Designing for viral behavior change among IP and LC conservationists and their neighbors

This methodology was specifically designed for behavior change and lateral spread between and among IP and LC, whether adjacent smallfarmers, around the borders of game parks, and between Indigenous groups and their smallfarming neighbors. Thus grouped projects are encouraged, and the design of grouped projects are specifically addressed.

Grouped projects benefit biodiversity as animals range outside the borders of conserved areas, and ecosystem connectivity is a clear global conservation target (Vilar et al. 2020).

Projects can begin as, or convert to grouped projects, at any point in their progress. It is understood that IPs have an international right to ongoing consent, and both groups LCs desire shorter-term contracts specifically so they have the freedom to adjust to changing scientific standards or undesirable business relationships. Thus projects are allowed to reduce crediting area as long as the 1-year minimum crediting period has been met.

Biodiversity is enhanced at the intersection of ecosystems, so it is possible a grouped project in the same geographic region may extend laterally to cover new ecosystems or indicator species. In this case, the project must provide segmentation and adjust the Project description and Baseline assessment if applicable. For instance, a wetland project extends into marine ecosystems, and when those projects are grouped, it enhances both environments. However, the indicator species may not be the same for those types of adjacent grouped projects.

Once a BCP has implemented scalable infrastructure for the monitoring and reporting, scaling should be fairly straightforward.

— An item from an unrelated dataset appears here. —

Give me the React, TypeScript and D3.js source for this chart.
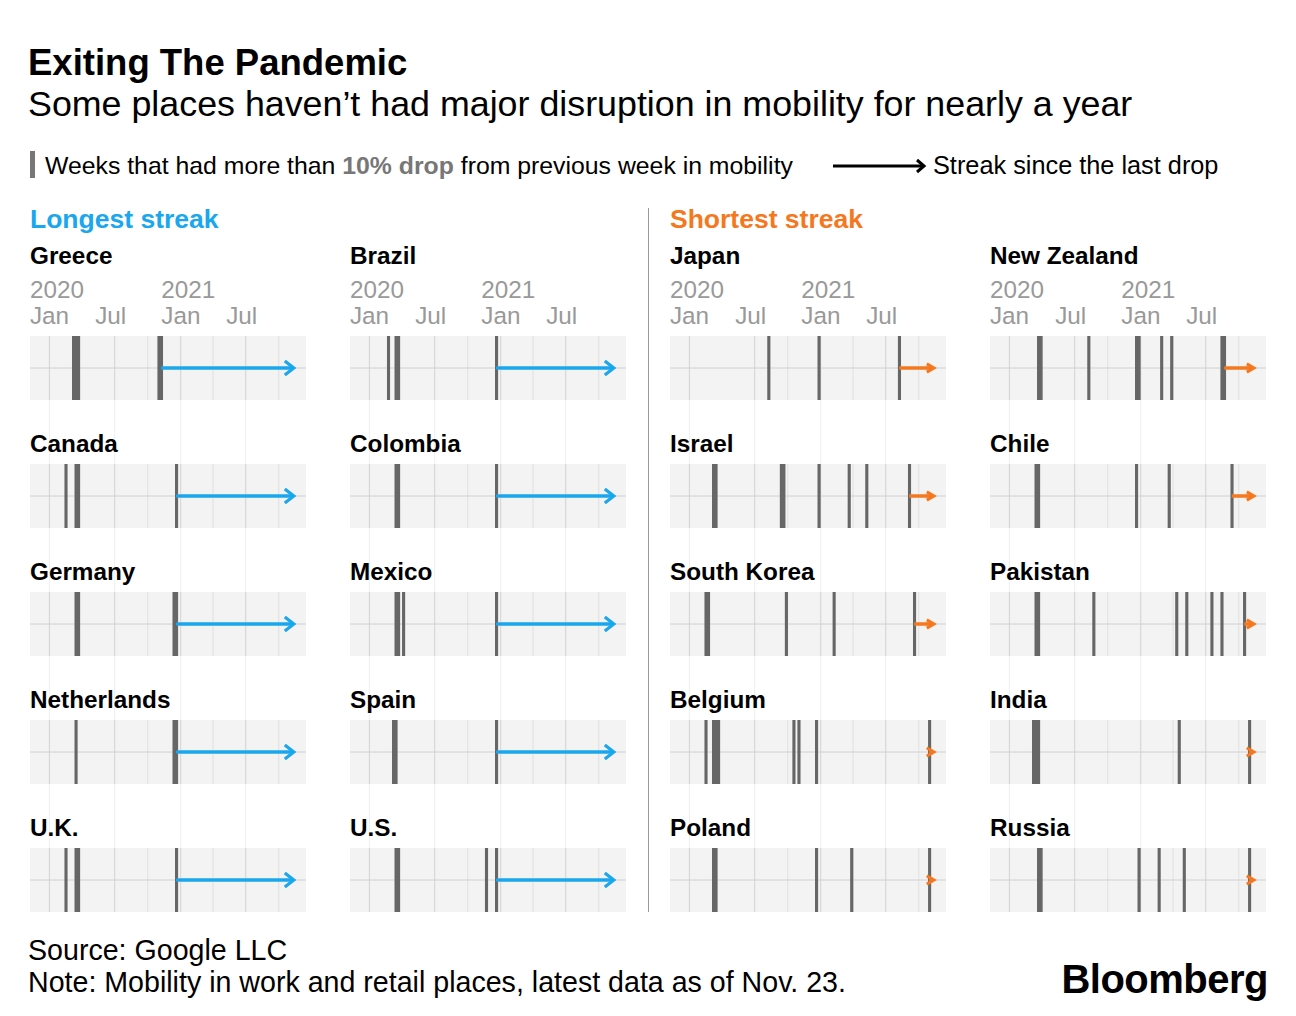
import React from "react";
import * as d3 from "d3";

// ---------- data ----------
const longestNames = ["Greece", "Canada", "Germany", "Netherlands", "U.K.", "Brazil", "Colombia", "Mexico", "Spain", "U.S."];
const shortestNames = ["Japan", "Israel", "South Korea", "Belgium", "Poland", "New Zealand", "Chile", "Pakistan", "India", "Russia"];

// start dates (Wednesdays) of weeks with a >10% drop in mobility
const greece = ["2020-03-04", "2020-03-11", "2020-03-18", "2020-10-28", "2020-11-04"];
const canada = ["2020-02-12", "2020-03-11", "2020-03-18", "2020-12-16"];
const germany = ["2020-03-11", "2020-03-18", "2020-12-09", "2020-12-16"];
const netherlands = ["2020-03-11", "2020-12-09", "2020-12-16"];
const uk = ["2020-02-12", "2020-03-11", "2020-03-18", "2020-12-16"];
const brazil = ["2020-02-19", "2020-03-11", "2020-03-18", "2020-12-16"];
const colombia = ["2020-03-11", "2020-03-18", "2020-12-16"];
const mexico = ["2020-03-11", "2020-03-18", "2020-04-01", "2020-12-16"];
const spain = ["2020-03-04", "2020-03-11", "2020-12-16"];
const us = ["2020-03-11", "2020-03-18", "2020-11-18", "2020-12-16"];
const japan = ["2020-08-05", "2020-12-23", "2021-08-04"];
const israel = ["2020-03-04", "2020-03-11", "2020-09-09", "2020-09-16", "2020-12-23", "2021-03-17", "2021-05-05", "2021-09-01"];
const southKorea = ["2020-02-12", "2020-02-19", "2020-09-23", "2021-02-03", "2021-09-15"];
const belgium = ["2020-02-12", "2020-03-04", "2020-03-11", "2020-03-18", "2020-10-14", "2020-10-28", "2020-12-16", "2021-10-27"];
const poland = ["2020-03-04", "2020-03-11", "2020-12-16", "2021-03-24", "2021-10-27"];
const newZealand = ["2020-03-18", "2020-03-25", "2020-08-05", "2020-12-16", "2020-12-23", "2021-02-24", "2021-03-24", "2021-08-11", "2021-08-18"];
const chile = ["2020-03-11", "2020-03-18", "2020-12-16", "2021-03-17", "2021-09-08"];
const pakistan = ["2020-03-11", "2020-03-18", "2020-08-19", "2021-04-07", "2021-05-05", "2021-07-14", "2021-08-11", "2021-10-13"];
const india = ["2020-03-04", "2020-03-11", "2020-03-18", "2021-04-14", "2021-10-27"];
const russia = ["2020-03-18", "2020-03-25", "2020-12-23", "2021-02-17", "2021-04-28", "2021-10-27"];

const dropsByCountry: Record<string, string[]> = {
  Greece: greece, Canada: canada, Germany: germany, Netherlands: netherlands, "U.K.": uk,
  Brazil: brazil, Colombia: colombia, Mexico: mexico, Spain: spain, "U.S.": us,
  Japan: japan, Israel: israel, "South Korea": southKorea, Belgium: belgium, Poland: poland,
  "New Zealand": newZealand, Chile: chile, Pakistan: pakistan, India: india, Russia: russia,
};

const domainDates = ["2019-11-08", "2021-12-16"];
const latestWeek = "2021-11-12";
const minorTickDates = ["2020-10-01", "2021-04-01", "2021-10-01"];

// ---------- layout ----------
const W = 1296;
const H = 1016;
const panelW = 276;
const panelH = 64;
const colX = [30, 350, 670, 990];
const rowY = [336, 464, 592, 720, 848];
const FONT = "'Liberation Sans', Arial, Helvetica, sans-serif";
const BLUE = "#1aa7ee";
const ORANGE = "#f5781f";
const BAR = "#666666";

const parse = d3.utcParse("%Y-%m-%d");
const x = d3.scaleUtc().domain(domainDates.map((d) => parse(d) as Date)).range([0, panelW]);
const majorTicks = x.ticks(d3.utcMonth.every(6) as any);
const minorTicks = minorTickDates.map((d) => parse(d) as Date);
const endDate = parse(latestWeek) as Date;

function Panel({ name, color, cx, cy, first }: { name: string; color: string; cx: number; cy: number; first: boolean }) {
  const drops = dropsByCountry[name].map((d) => parse(d) as Date);
  const weekEnd = (d: Date) => d3.utcDay.offset(d, 7);
  const last = drops[drops.length - 1];
  const mid = panelH / 2;
  const xs = (x(last) + x(weekEnd(last))) / 2;
  const xt = x(endDate);
  const blue = color === BLUE;
  const hl = blue ? 9 : 7;
  const hh = blue ? 7 : 4.2;
  return (
    <g transform={`translate(${cx},${cy})`}>
      {first && (
        <g fill="#999" fontSize={24.3} fontFamily={FONT}>
          {majorTicks.map((t, i) => (
            <g key={i}>
              {t.getUTCMonth() === 0 && (
                <text x={x(t) - 19.5} y={-38}>{d3.utcFormat("%Y")(t)}</text>
              )}
              <text x={x(t) - 19.5} y={-12}>{d3.utcFormat("%b")(t)}</text>
            </g>
          ))}
        </g>
      )}
      <text x={0} y={first ? -72 : -12} fontSize={24.3} fontWeight={700} fontFamily={FONT} fill="#000">{name}</text>
      <rect x={0} y={0} width={panelW} height={panelH} fill="#f3f3f3" />
      {minorTicks.map((t, i) => (
        <line key={"mi" + i} x1={x(t)} x2={x(t)} y1={0} y2={panelH} stroke="#e0e0e0" strokeWidth={1} />
      ))}
      {majorTicks.map((t, i) => (
        <line key={"ma" + i} x1={x(t)} x2={x(t)} y1={0} y2={panelH} stroke="#d2d2d2" strokeWidth={1} />
      ))}
      <line x1={0} x2={panelW} y1={mid} y2={mid} stroke="#d0d0d0" strokeWidth={1} />
      {drops.map((d, i) => (
        <rect key={"b" + i} x={x(d)} y={0} width={x(weekEnd(d)) - x(d) + 0.6} height={panelH} fill={BAR} />
      ))}
      <line x1={xs} x2={xt - 1.5} y1={mid} y2={mid} stroke={color} strokeWidth={3.5} />
      <path
        d={`M${xt - hl},${mid - hh}L${xt},${mid}L${xt - hl},${mid + hh}`}
        fill="none"
        stroke={color}
        strokeWidth={3.2}
        strokeLinejoin="miter"
      />
    </g>
  );
}

export default function App() {
  const panels: { name: string; color: string; cx: number; cy: number; row: number }[] = [];
  longestNames.forEach((n, i) => panels.push({ name: n, color: BLUE, cx: colX[Math.floor(i / 5)], cy: rowY[i % 5], row: i % 5 }));
  shortestNames.forEach((n, i) => panels.push({ name: n, color: ORANGE, cx: colX[2 + Math.floor(i / 5)], cy: rowY[i % 5], row: i % 5 }));
  const gridTop = rowY[0];
  const gridBottom = rowY[rowY.length - 1] + panelH;

  return (
    <svg width={W} height={H} style={{ position: "absolute", left: 0, top: 0, background: "#fff" }} fontFamily={FONT}>
      <rect x={0} y={0} width={W} height={H} fill="#fff" />
      <text x={28} y={75} fontSize={36.5} fontWeight={700} fill="#000">Exiting The Pandemic</text>
      <text x={28} y={116} fontSize={35.8} fill="#000">Some places haven’t had major disruption in mobility for nearly a year</text>

      {/* legend */}
      <rect x={30} y={151} width={5} height={27} fill="#777" />
      <text x={45} y={174} fontSize={24.8} fill="#000">
        Weeks that had more than <tspan fontWeight={700} fill="#777">10% drop</tspan> from previous week in mobility
      </text>
      <line x1={833} x2={923} y1={166} y2={166} stroke="#000" strokeWidth={3} />
      <path d="M917,160L924,166L917,172" fill="none" stroke="#000" strokeWidth={3} />
      <text x={933} y={174} fontSize={25.3} fill="#000">Streak since the last drop</text>

      <text x={30} y={228} fontSize={26.5} fontWeight={700} fill={BLUE}>Longest streak</text>
      <text x={670} y={228} fontSize={26.5} fontWeight={700} fill={ORANGE}>Shortest streak</text>
      <line x1={648.5} x2={648.5} y1={208} y2={912} stroke="#999" strokeWidth={1} />

      {/* faint column guides */}
      {colX.map((cx, ci) =>
        majorTicks.map((t, i) => (
          <line key={`g${ci}-${i}`} x1={cx + x(t)} x2={cx + x(t)} y1={gridTop} y2={gridBottom} stroke="#efefef" strokeWidth={1} />
        ))
      )}

      {panels.map((p) => (
        <Panel key={p.name} name={p.name} color={p.color} cx={p.cx} cy={p.cy} first={p.row === 0} />
      ))}

      <text x={28} y={960} fontSize={28.6} fill="#000">Source: Google LLC</text>
      <text x={28} y={992} fontSize={28.6} fill="#000">Note: Mobility in work and retail places, latest data as of Nov. 23.</text>
      <text x={1268} y={993} fontSize={40} fontWeight={700} letterSpacing={-0.5} textAnchor="end" fill="#000">Bloomberg</text>
    </svg>
  );
}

Updated Project boundaries can be provided during verification times if the Monitoring plan remains internally consistent.

As a note, given 5 year retroactivity, and clear monitoring data in the Leakage area, there is a strong financial incentive for neighboring lands to convert to conservation, and claim retroactive crediting. This is by design, should be encouraged, and contributes greatly to the 20% growth in conserved areas and behavior change in hunting of rare animals (jaguar and harpy eagle) witnessed in the pilot project for this methodology.

In BCP projects using this methodology in de novo sites, it is strongly encouraged to start with a small area, prove the model sufficiently to IP and LCs first with tangible results then grow laterally year-over-year based on conservation successes and earned-trust.